In this article here, I am not going to argue if copyright law is relevant to Guyana. I have done that in three previous columns; “Who will benefit from copyright legislation?” Sunday, November 4, 2018; “Copyright law: Is colonial brain-washing still alive in Guyana?” Sunday, November 18, 2018; “Is Aurora company’s beef policy, a violation of Guyana’s copyright law.” Sunday, December 16, 2018.
In those three columns I outlined my argument for its irrelevance to this country and I used polemical angles involving history, economics, sociology and culture.
Let’s return to some suggestions for the Foreign Minister.
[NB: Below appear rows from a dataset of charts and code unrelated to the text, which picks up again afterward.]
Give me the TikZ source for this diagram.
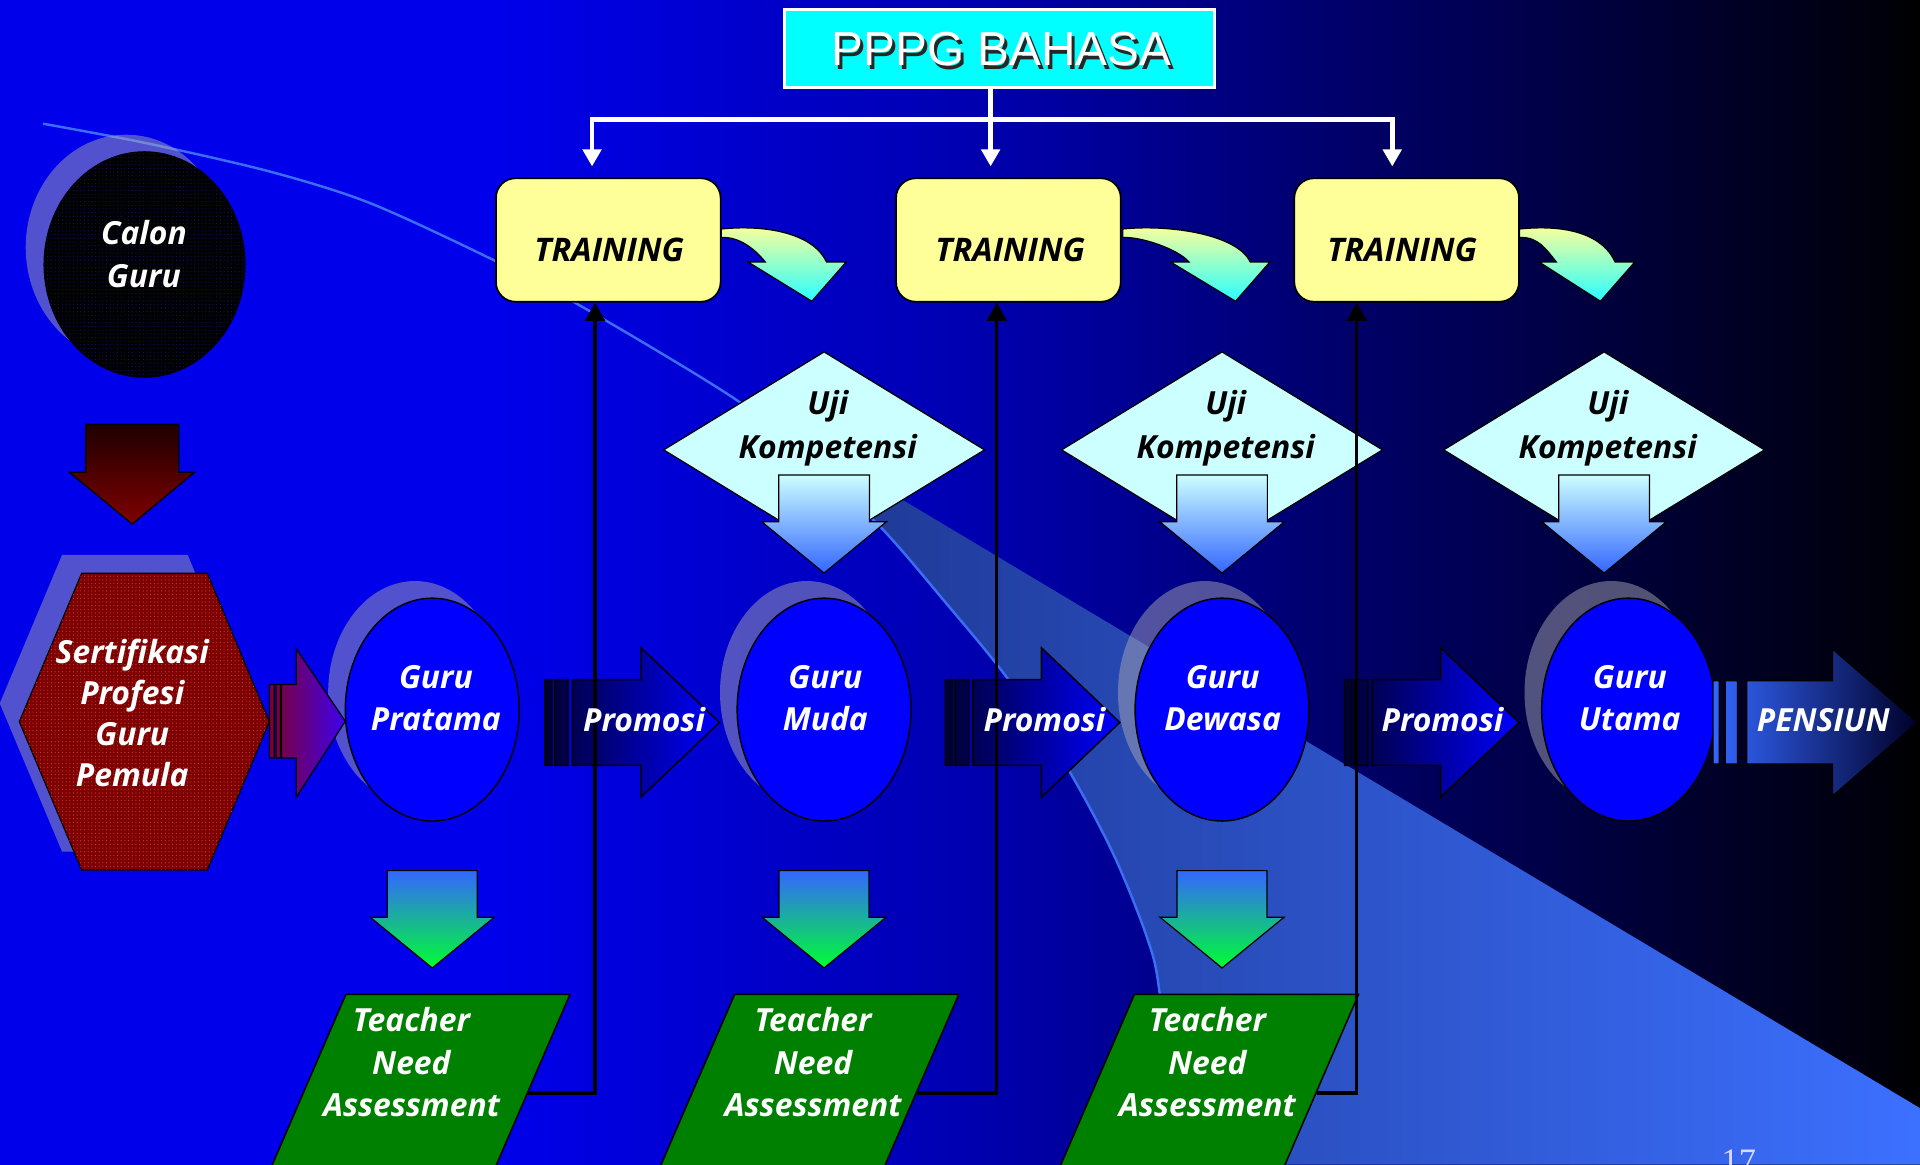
\documentclass[tikz,border=0pt]{standalone}
\usepackage{fontspec}
\setmainfont{Open Sans}
\newfontfamily\arialf{Liberation Sans}
\newfontfamily\timesf{Liberation Serif}
\usetikzlibrary{shapes.geometric,arrows.meta,calc,patterns}
\definecolor{bgA}{RGB}{0,0,235}
\definecolor{bgB}{RGB}{0,0,178}
\definecolor{bgC}{RGB}{0,0,105}
\definecolor{bgD}{RGB}{0,0,52}
\definecolor{bgE}{RGB}{0,0,10}
\definecolor{wedgeA}{RGB}{28,52,140}
\definecolor{wedgeB}{RGB}{60,112,255}
\definecolor{curveline}{RGB}{60,110,245}
\definecolor{trainfill}{RGB}{255,255,153}
\definecolor{ujifill}{RGB}{204,255,255}
\definecolor{gurublue}{RGB}{0,0,255}
\definecolor{tnagreen}{RGB}{0,128,0}
\definecolor{hexred}{RGB}{128,0,0}
\definecolor{hexdot}{RGB}{175,70,70}
\definecolor{caldot}{RGB}{20,20,110}
\definecolor{shadowgray}{RGB}{165,165,180}
\definecolor{cyanbox}{RGB}{0,255,255}
\definecolor{arrowblue}{RGB}{51,102,255}
\definecolor{arrowgreen}{RGB}{0,255,51}
\definecolor{arrowteal}{RGB}{38,200,200}
\definecolor{promoL}{RGB}{0,0,50}
\definecolor{promoR}{RGB}{0,0,255}
\definecolor{pensL}{RGB}{51,102,255}
\definecolor{pensR}{RGB}{0,0,40}
\definecolor{purpL}{RGB}{128,0,48}
\definecolor{purpR}{RGB}{60,0,240}
\definecolor{redtop}{RGB}{30,0,0}
\definecolor{redbot}{RGB}{128,0,0}
\definecolor{curvtop}{RGB}{255,255,153}
\definecolor{curvbot}{RGB}{40,255,255}

\newcommand\mycurvearrow[6]{%
  \path[draw=black, line width=1pt, top color=curvtop, bottom color=curvbot]
    (#1,187) .. controls (#1+40,183) and (#4-10,192) .. (#4,214)
    -- (#5,214) -- (#6,246) -- (#2,214) -- (#3,214)
    .. controls (#3-8,204) and (#1+15,193) .. (#1,194) -- cycle;}
\newcommand\drawUji[1]{%
  \path[draw=black, line width=1pt, fill=ujifill]
    (#1-131,367.4) -- (#1,287.4) -- (#1+131,367.4) -- (#1,447.4) -- cycle;
  \path[draw=black, line width=1pt, top color=ujifill, bottom color=arrowblue]
    (#1-37,388) -- (#1+37,388) -- (#1+37,426) -- (#1+51,426) -- (#1,468)
    -- (#1-51,426) -- (#1-37,426) -- cycle;}
\newcommand\drawGreenDown[1]{%
  \path[draw=black, line width=1pt, top color=arrowblue, middle color=arrowteal, bottom color=arrowgreen]
    (#1-36.75,711) -- (#1+36.75,711) -- (#1+36.75,749) -- (#1+50.75,749)
    -- (#1,790.5) -- (#1-50.75,749) -- (#1-36.75,749) -- cycle;}
\newcommand\drawPromo[1]{%
  \path[draw=black, line width=1.2pt, left color=promoL, right color=promoR]
    (#1,555) rectangle (#1+6,625) (#1+8,555) rectangle (#1+19,625)
    (#1+22.5,555) -- (#1+78.5,555) -- (#1+78.5,529) -- (#1+142.5,590)
    -- (#1+78.5,651) -- (#1+78.5,625) -- (#1+22.5,625) -- cycle;}
\newcommand\drawTNA[1]{%
  \path[draw=black, line width=1.2pt, fill=tnagreen]
    (#1,812) -- (#1+183,812) -- (#1+101.8,1000) -- (#1-81.2,1000) -- cycle;}

\begin{document}
\begin{tikzpicture}[x=1pt,y=-1pt,
  lbl/.style={font=\fontsize{26}{34.5}\selectfont\bfseries\itshape, text=white, align=center, inner sep=0pt},
  blk/.style={lbl, text=black},
  train/.style={draw=black, line width=1.4pt, fill=trainfill, rounded corners=16pt,
    minimum width=183.5pt, minimum height=100.8pt, inner sep=0pt},
  guru/.style={ellipse, draw=black, line width=1.2pt, fill=gurublue,
    minimum width=142pt, minimum height=182pt, inner sep=0pt},
  shad/.style={fill=shadowgray, opacity=.5},
  wline/.style={draw=white, line width=4pt},
  wtip/.style={-{Triangle[width=15pt,length=14pt]}},
  bline/.style={draw=black, line width=2.7pt},
  btip/.style={-{Triangle[width=16pt,length=15pt]}},
]
\clip (0,0) rectangle (1568,950.6);
\useasboundingbox (0,0) rectangle (1568,950.6);

% background
\fill[bgA] (0,0) rectangle (401,951);
\shade[left color=bgA, right color=bgB] (400,0) rectangle (785,951);
\shade[left color=bgB, right color=bgC] (784,0) rectangle (1101,951);
\shade[left color=bgC, right color=bgD] (1100,0) rectangle (1351,951);
\shade[left color=bgD, right color=bgE] (1350,0) rectangle (1541,951);
\shade[left color=bgE, right color=black] (1540,0) rectangle (1568,951);
\shade[left color=wedgeA, right color=wedgeB] (604,328.6) -- (1568,905) -- (1568,951)
  -- plot[smooth] coordinates {(960,951) (947,811) (936.5,765) (909,697) (871,626) (822,553) (773,493) (718.7,430) (660,377) (604,328.6)} -- cycle;
\draw[curveline, line width=2pt] plot[smooth] coordinates {(35,101) (120,117) (220,140) (300,165) (392,207) (471,248) (602,327) (660,377) (718.7,430) (773,493) (822,553) (871,626) (909,697) (936.5,765) (947,811) (960,951)};

% top box
\node[draw=white, line width=2.5pt, fill=cyanbox, minimum width=351pt, minimum height=64pt, inner sep=0pt] (pppg) at (816.5,39.5) {};
\node[font=\arialf\fontsize{39}{39}\selectfont, text=black!85, inner sep=0pt] (pppgs) at (820.5,43) {PPPG BAHASA};
\node[font=\arialf\fontsize{39}{39}\selectfont, text=white, inner sep=0pt] (pppgt) at (818,40) {PPPG BAHASA};

% training boxes
\node[train] (tr1) at (496.75,196) {};
\node[train] (tr2) at (823.5,196) {};
\node[train] (tr3) at (1148.75,196) {};
\node[blk, font=\fontsize{26.5}{30}\selectfont\bfseries\itshape] (tr1t) at (497.5,204) {TRAINING};
\node[blk, font=\fontsize{26.5}{30}\selectfont\bfseries\itshape] (tr2t) at (825,204) {TRAINING};
\node[blk, font=\fontsize{26.5}{30}\selectfont\bfseries\itshape] (tr3t) at (1145,204) {TRAINING};

% white connectors
\coordinate (jl) at (483.5,97.6);
\coordinate (jm) at (809,97.6);
\coordinate (jr) at (1137,97.6);
\draw[wline] (pppg.south -| jm) -- (jm);
\draw[wline, wtip, shorten >=9pt] (jm) -- (jl) -- (jl |- tr1.north);
\draw[wline, wtip, shorten >=9pt] (jm) -- (jm |- tr2.north);
\draw[wline, wtip, shorten >=9pt] (jm) -- (jr) -- (jr |- tr3.north);

% curved arrows
\mycurvearrow{589}{611}{625}{675}{691}{663}
\mycurvearrow{917}{956}{971}{1021}{1037}{1009}
\mycurvearrow{1241}{1257}{1271}{1319}{1335}{1307}

% Uji Kompetensi
\drawUji{673}
\drawUji{998}
\drawUji{1310}

% Calon Guru
\fill[shad] (103,202) ellipse [x radius=82pt, y radius=92pt];
\node[ellipse, draw=black, line width=1pt, fill=black, postaction={pattern=dots, pattern color=caldot},
  minimum width=164pt, minimum height=184pt, inner sep=0pt] (calon) at (118,216) {};
\path[draw=black, line width=1pt, top color=redtop, bottom color=redbot]
  (70,346.5) -- (146,346.5) -- (146,385.6) -- (159,385.6) -- (108,428) -- (56.5,385.6) -- (70,385.6) -- cycle;

% hexagon
\fill[shad] (50.7,453.2) -- (153.3,453.2) -- (203.9,574.4) -- (153.3,695.5) -- (50.7,695.5) -- (-0.2,574.4) -- cycle;
\path[draw=black, line width=1pt, fill=hexred, postaction={pattern=dots, pattern color=hexdot}]
  (66.7,468.2) -- (169.3,468.2) -- (219.9,589.4) -- (169.3,710.5) -- (66.7,710.5) -- (15.8,589.4) -- cycle;

% guru ellipses
\fill[shad] (339,565.5) ellipse [x radius=71pt, y radius=91pt];
\fill[shad] (659,565.5) ellipse [x radius=71pt, y radius=91pt];
\fill[shad] (984,565.5) ellipse [x radius=71pt, y radius=91pt];
\fill[shad] (1316,565.5) ellipse [x radius=71pt, y radius=91pt];
\node[guru] (g1) at (353,579.5) {};
\node[guru] (g2) at (673,579.5) {};
\node[guru] (g3) at (998,579.5) {};
\node[guru] (g4) at (1330,579.5) {};

% horizontal arrows
\path[draw=black, line width=1pt, left color=purpL, right color=purpR]
  (220,559) rectangle (224,619) (225.5,559) rectangle (229,619)
  (230,559) -- (242,559) -- (242,530) -- (282,589) -- (242,651) -- (242,619) -- (230,619) -- cycle;
\drawPromo{445}
\drawPromo{772}
\drawPromo{1098}
\path[draw=black, line width=1pt, left color=pensL, right color=pensR]
  (1399,556) rectangle (1404,624) (1409,556) rectangle (1419,624)
  (1426.5,556) -- (1496.5,556) -- (1496.5,530) -- (1566,590) -- (1496.5,650) -- (1496.5,624) -- (1426.5,624) -- cycle;

% down arrows and assessments
\drawGreenDown{353}
\drawGreenDown{673}
\drawGreenDown{998}
\drawTNA{282.5}
\drawTNA{600}
\drawTNA{926.5}

% feedback connectors
\coordinate (tna1e) at (430.2,892.7);
\coordinate (tna2e) at (749.2,892.7);
\coordinate (tna3e) at (1075.2,892.7);
\coordinate (up1) at (486,892.7);
\coordinate (up2) at (814,892.7);
\coordinate (up3) at (1108,892.7);
\draw[bline, btip] (tna1e) -- (up1) -- (up1 |- tr1.south);
\draw[bline, btip] (tna2e) -- (up2) -- (up2 |- tr2.south);
\draw[bline, btip] (tna3e) -- (up3) -- (up3 |- tr3.south);

% labels
\node[lbl] (calont) at (117.5,207.5) {Calon\\Guru};
\node[lbl, font=\fontsize{26}{33.4}\selectfont\bfseries\itshape] (sertt) at (108,582) {Sertifikasi\\Profesi\\Guru\\Pemula};
\node[lbl] (g1t) at (356,570) {Guru\\Pratama};
\node[lbl] (g2t) at (674,570) {Guru\\Muda};
\node[lbl] (g3t) at (998.5,570) {Guru\\Dewasa};
\node[lbl] (g4t) at (1331,570) {Guru\\Utama};
\node[lbl] (p1t) at (526,588) {Promosi};
\node[lbl] (p2t) at (853,588) {Promosi};
\node[lbl] (p3t) at (1178,588) {Promosi};
\node[lbl] (pent) at (1489,588) {PENSIUN};
\node[blk, font=\fontsize{26}{36}\selectfont\bfseries\itshape] (u1t) at (676,350) {Uji\\Kompetensi};
\node[blk, font=\fontsize{26}{36}\selectfont\bfseries\itshape] (u2t) at (1001,350) {Uji\\Kompetensi};
\node[blk, font=\fontsize{26}{36}\selectfont\bfseries\itshape] (u3t) at (1313,350) {Uji\\Kompetensi};
\node[lbl] (tna1t) at (336,867.5) {Teacher\\Need\\Assessment};
\node[lbl] (tna2t) at (664,867.5) {Teacher\\Need\\Assessment};
\node[lbl] (tna3t) at (986,867.5) {Teacher\\Need\\Assessment};
\node[font=\timesf\fontsize{28}{28}\selectfont, text=white!85!blue, anchor=north, inner sep=0pt] (pnum) at (1420,939) {17};
\end{tikzpicture}
\end{document}
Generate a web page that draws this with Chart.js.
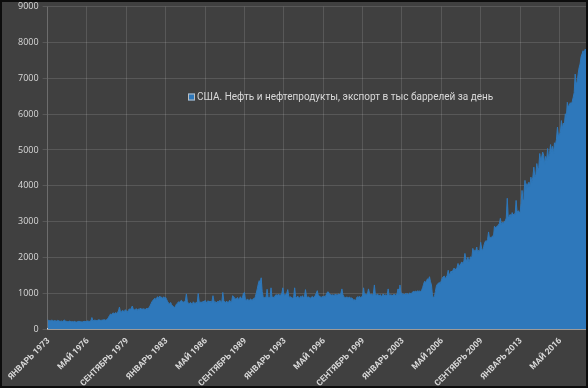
<!DOCTYPE html>
<html>
<head>
<meta charset="utf-8">
<script src="https://cdn.jsdelivr.net/npm/chart.js@4.4.1/dist/chart.umd.min.js"></script>
<style>
  html, body { margin: 0; padding: 0; background: #0d0d0d; }
  #wrap { width: 588px; height: 388px; box-sizing: border-box; border: 2px solid #0d0d0d; background: #404040; }
  canvas { display: block; }
</style>
</head>
<body>
<div id="wrap"><canvas id="exportchart" width="584" height="384"></canvas></div>
<script>
var months = ["ЯНВАРЬ","ФЕВРАЛЬ","МАРТ","АПРЕЛЬ","МАЙ","ИЮНЬ","ИЮЛЬ","АВГУСТ","СЕНТЯБРЬ","ОКТЯБРЬ","НОЯБРЬ","ДЕКАБРЬ"];
var startYear = 1973;
var seriesName = "США. Нефть и нефтепродукты, экспорт в тыс баррелей за день";
var yTicks = [0, 1000, 2000, 3000, 4000, 5000, 6000, 7000, 8000, 9000];

// monthly values, one row per year (1973 .. Aug 2018)
var exports = [
  250, 240, 235, 230, 245, 240, 225, 235, 230, 220, 240, 235,
  220, 215, 225, 210, 230, 250, 225, 215, 210, 205, 220, 215,
  200, 210, 195, 215, 205, 190, 200, 210, 215, 205, 200, 195,
  200, 215, 210, 205, 220, 225, 210, 215, 230, 320, 240, 235,
  250, 240, 235, 245, 260, 250, 240, 245, 250, 255, 260, 245,
  260, 290, 330, 380, 420, 400, 440, 450, 420, 460, 430, 470,
  500, 610, 480, 470, 520, 500, 490, 540, 510, 470, 520, 560,
  550, 580, 640, 560, 530, 540, 570, 510, 560, 540, 580, 560,
  560, 550, 570, 540, 560, 580, 550, 600, 640, 700, 760, 800,
  830, 860, 820, 880, 900, 850, 920, 870, 890, 840, 900, 860,
  880, 820, 760, 720, 700, 740, 680, 650, 620, 600, 640, 700,
  720, 760, 740, 780, 800, 760, 750, 770, 790, 980, 760, 720,
  700, 740, 720, 680, 760, 730, 700, 750, 720, 990, 760, 740,
  760, 720, 780, 740, 800, 760, 720, 790, 750, 780, 740, 770,
  930, 780, 740, 760, 720, 780, 750, 800, 770, 740, 1020, 790,
  760, 740, 780, 720, 760, 800, 750, 770, 930, 900, 860, 840,
  850, 880, 820, 860, 900, 840, 880, 1000, 1020, 820, 800, 840,
  810, 780, 840, 820, 800, 850, 830, 900, 1000, 1120, 1250, 1350,
  1300, 1430, 1050, 900, 870, 880, 890, 1110, 900, 870, 880, 1150,
  880, 900, 870, 920, 960, 940, 950, 970, 930, 960, 1000, 1150,
  980, 940, 960, 1000, 1100, 920, 880, 900, 870, 860, 890, 1150,
  900, 870, 920, 880, 860, 910, 890, 930, 870, 900, 1100, 920,
  880, 900, 870, 860, 890, 910, 880, 900, 940, 1000, 1070, 940,
  920, 900, 880, 910, 890, 920, 900, 950, 1020, 1040, 1000, 960,
  950, 940, 960, 930, 970, 950, 940, 960, 980, 950, 1000, 1120,
  960, 900, 880, 870, 900, 860, 880, 890, 850, 870, 840, 800,
  820, 780, 880, 900, 890, 910, 880, 900, 920, 1150, 940, 980,
  960, 980, 1120, 1000, 960, 980, 940, 990, 1230, 960, 940, 980,
  950, 920, 960, 900, 940, 980, 920, 960, 930, 950, 1120, 940,
  940, 960, 930, 950, 970, 950, 940, 980, 1120, 960, 1230, 1000,
  1000, 960, 980, 950, 1000, 970, 990, 960, 1010, 980, 1000, 1040,
  1050, 1040, 1060, 1030, 1070, 1050, 1060, 1050, 1080, 1150, 1250, 1330,
  1300, 1350, 1400, 1380, 1460, 1320, 1230, 950, 870, 900, 1050, 1200,
  1250, 1280, 1300, 1270, 1350, 1420, 1460, 1480, 1400, 1450, 1500, 1640,
  1500, 1560, 1620, 1580, 1650, 1700, 1640, 1680, 1720, 1830, 1700, 1800,
  1850, 1870, 1820, 1900, 2110, 1950, 1900, 2000, 1880, 1950, 2020, 1980,
  2250, 2150, 2200, 2180, 2290, 2120, 2200, 2150, 2420, 2250, 2180, 2300,
  2400, 2460, 2450, 2500, 2710, 2520, 2560, 2550, 2600, 2580, 2870, 2820,
  2850, 2880, 2900, 2950, 3090, 2920, 2980, 2950, 3000, 3020, 3100, 3650,
  3100, 3150, 3200, 3120, 3250, 3180, 3220, 3200, 3590, 3250, 3300, 3280,
  3230, 3500, 3870, 3600, 3800, 4150, 3900, 4060, 3950, 4100, 3980, 4240,
  4100, 4240, 4520, 4250, 4300, 4620, 4450, 4500, 4900, 4700, 4800, 4940,
  4850, 4600, 4820, 4700, 5040, 4750, 4900, 5150, 4950, 5100, 4900, 5200,
  5150, 5300, 5640, 5380, 5420, 5500, 5820, 5600, 5750, 5700, 6010, 5900,
  6330, 6200, 6250, 6320, 6280, 6350, 6470, 6600, 7120, 6840, 6900, 7120,
  7300, 7400, 7600, 7680, 7770, 7700, 7810, 7800
];

var labels = [];
for (var i = 0; i < exports.length; i++) {
  labels.push(months[i % 12] + " " + (startYear + Math.floor(i / 12)));
}

// legend placed inside the plot, like the original
var floatLegend = {
  id: "floatLegend",
  afterDraw: function(chart, args, opts) {
    var ctx = chart.ctx;
    var ds = chart.data.datasets[0];
    ctx.save();
    ctx.fillStyle = ds.backgroundColor;
    ctx.strokeStyle = "#bfbfbf";
    ctx.lineWidth = 1;
    ctx.fillRect(opts.x, opts.y - 3.5, 7, 7);
    ctx.strokeRect(opts.x + 0.5, opts.y - 3, 6, 6);
    ctx.font = opts.font;
    ctx.fillStyle = opts.color;
    ctx.textBaseline = "middle";
    ctx.fillText(ds.label, opts.x + 9, opts.y);
    ctx.restore();
  }
};

var gridColor = "rgba(255,255,255,0.13)";

var chart = new Chart(document.getElementById("exportchart"), {
  type: "line",
  data: {
    labels: labels,
    datasets: [{
      label: seriesName,
      data: exports,
      fill: "origin",
      backgroundColor: "#2e78bb",
      borderColor: "#2e78bb",
      borderWidth: 1,
      pointRadius: 0,
      tension: 0
    }]
  },
  options: {
    responsive: false,
    animation: false,
    layout: { padding: { top: 4.7, right: 0, left: 0, bottom: 0 } },
    plugins: {
      legend: { display: false },
      tooltip: { enabled: false },
      floatLegend: { x: 186, y: 95, font: "10px Roboto", color: "#d9d9d9" }
    },
    scales: {
      x: {
        type: "category",
        offset: false,
        grid: { color: gridColor, drawTicks: false, offset: false },
        border: { color: "#e3dcd6", width: 1.5 },
        afterFit: function(s) { s.height = 57; },
        ticks: {
          autoSkip: false,
          minRotation: 45,
          maxRotation: 45,
          padding: 7,
          labelOffset: 1,
          color: "#d9d9d9",
          font: { family: "Roboto", size: 8.5, weight: "bold" },
          callback: function(v, idx) { return idx % 40 === 0 ? this.getLabelForValue(v) : null; }
        }
      },
      y: {
        min: 0,
        max: 9000,
        afterFit: function(s) { s.width = 40.7; s.paddingTop = 0; },
        afterBuildTicks: function(s) { s.ticks = yTicks.map(function(t) { return { value: t }; }); },
        grid: { color: gridColor, tickLength: 5 },
        border: { color: gridColor },
        ticks: {
          padding: 4,
          color: "#d9d9d9",
          font: { family: "'Open Sans'", size: 9 },
          callback: function(v) { return String(v); }
        }
      }
    }
  },
  plugins: [floatLegend]
});
</script>
</body>
</html>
Can a country declare a person the president of another country if he is not elected? This is what the Trump administration has done in relation to Venezuela. I am no admirer of Maduro. I am not even a supporter of Maduro in the remotest of ways, but is international law not in violation here?
What does the Foreign Minister think of the fantastic treatment Saudi Arabia’s crown prince Mohammed bin Salman received in Egypt and Pakistan? Did Pakistan and Egypt show concern about his involvement in the murder of the Saudi journalist, Jamal Khashoggi?
They are acting in their countries own interest. Trump dislikes Maduro but not bil Salman. Trump says he will not sanction Saudia Arabia. Does Greenidge know why Egypt, Pakistan and the US have this attitude? A schoolboy knows the answer.